While the bill is a significant step forward, it is restricted to the “terminally ill”. In the case of Victoria, this is defined as being diagnosed with an incurable disease, illness or medical condition that is expected to cause death within 12 months. It is interesting that Victoria chooses a 12 month condition rather than the 6 months used in US states, or the “reasonably foreseeable” death, with unspecified time duration, used in Canada. Switzerland, the Netherlands and Belgium do not have a time limit in their assisted dying legislation.
The bill proposed for the UK and rejected by the House of Commons in September 2015 followed the Oregon model and was restricted to those with a life expectancy of 6 months or less.

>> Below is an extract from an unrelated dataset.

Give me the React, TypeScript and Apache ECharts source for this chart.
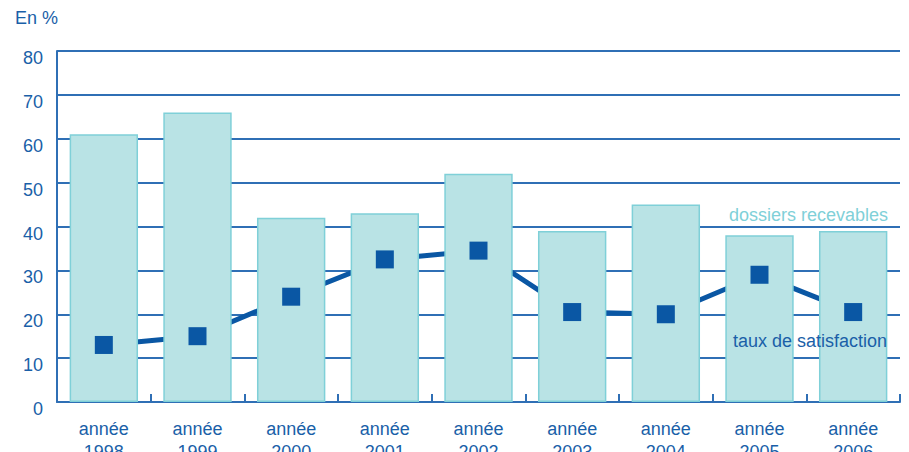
import React, { useEffect, useRef } from "react";
import * as echarts from "echarts";

const categories = ["année\n1998", "année\n1999", "année\n2000", "année\n2001", "année\n2002", "année\n2003", "année\n2004", "année\n2005", "année\n2006"];
const dossiersRecevables = [61, 66, 42, 43, 52, 39, 45, 38, 39];
const tauxSatisfaction = [13, 15, 24, 32.5, 34.5, 20.5, 20, 29, 20.5];
const yTicks = [0, 10, 20, 30, 40, 50, 60, 70, 80];

const DARK = "#0a57a4";
const TEXT = "#1a5fa8";
const AXIS = "#2f6fb5";
const CYAN = "#7fd0d8";
const FILL = "#b9e3e5";
const FONT = "Liberation Sans, Arial, sans-serif";

export default function App() {
  const ref = useRef<HTMLDivElement>(null);
  useEffect(() => {
    if (!ref.current) return;
    const chart = echarts.init(ref.current, null, { renderer: "svg" });
    chart.setOption({
      animation: false,
      grid: { left: 57, right: 9, top: 51, bottom: 50, containLabel: false, outerBoundsMode: "none" },
      xAxis: {
        type: "category",
        data: categories,
        axisLine: { show: true, lineStyle: { color: AXIS, width: 2 } },
        axisTick: { show: true, inside: true, length: 8, alignWithLabel: false, lineStyle: { color: AXIS, width: 2 } },
        axisLabel: { color: TEXT, fontSize: 18, fontFamily: FONT, lineHeight: 23, margin: 15, interval: 0 },
        splitLine: { show: false },
      },
      yAxis: {
        type: "value",
        min: yTicks[0],
        max: yTicks[yTicks.length - 1],
        interval: 10,
        axisLine: { show: true, lineStyle: { color: AXIS, width: 2 } },
        axisTick: { show: false },
        axisLabel: { color: TEXT, fontSize: 18, fontFamily: FONT, margin: 14, verticalAlign: "top", padding: [-2, 0, 0, 0] },
        splitLine: { show: true, lineStyle: { color: AXIS, width: 2 } },
      },
      graphic: [
        { type: "text", left: 15, top: 9, style: { text: "En %", fill: TEXT, fontSize: 18, fontFamily: FONT } },
        { type: "text", right: 21, top: 206, style: { text: "dossiers recevables", fill: CYAN, fontSize: 18, fontFamily: FONT } },
        { type: "text", right: 22, top: 332, z: 100, style: { text: "taux de satisfaction", fill: TEXT, fontSize: 18, fontFamily: FONT } },
      ],
      series: [
        {
          type: "line",
          data: tauxSatisfaction,
          z: 1,
          symbol: "none",
          lineStyle: { color: DARK, width: 5 },
          silent: true,
        },
        {
          type: "bar",
          data: dossiersRecevables,
          z: 2,
          barCategoryGap: "27%",
          itemStyle: { color: FILL, borderColor: CYAN, borderWidth: 1.5 },
        },
        {
          type: "line",
          data: tauxSatisfaction,
          z: 3,
          symbol: "rect",
          symbolSize: 18,
          itemStyle: { color: DARK },
          lineStyle: { width: 0, opacity: 0 },
        },
      ],
    });
    return () => chart.dispose();
  }, []);
  return <div ref={ref} style={{ width: 909, height: 452, position: "absolute", left: 0, top: 0 }} />;
}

Which time limit, (if any), should be used? Why should terminally ill people in the UK whose life expectancy is between 6 and 12 months be denied the opportunities that those in Victoria may soon have? MDMD would like to see clarification on this from those, like Dignity in Dying, who both welcome the developments in Victoria, but seek to restrict assisted dying in the UK to those who are within 6 months of dying. It they publish explanations of their position, we will gladly link to them here.
From the MDMD perspective, we consider any time limit to be arbitrary, and at best a first step towards a more inclusive criterion. Perhaps this is necessary caution. But time limits are impossible for doctors to accurately predict and unfairly exclude people who may have to suffer for many years – such as Tony Nicklinson, Omid, and dementia sufferers like Alex Pandolfo.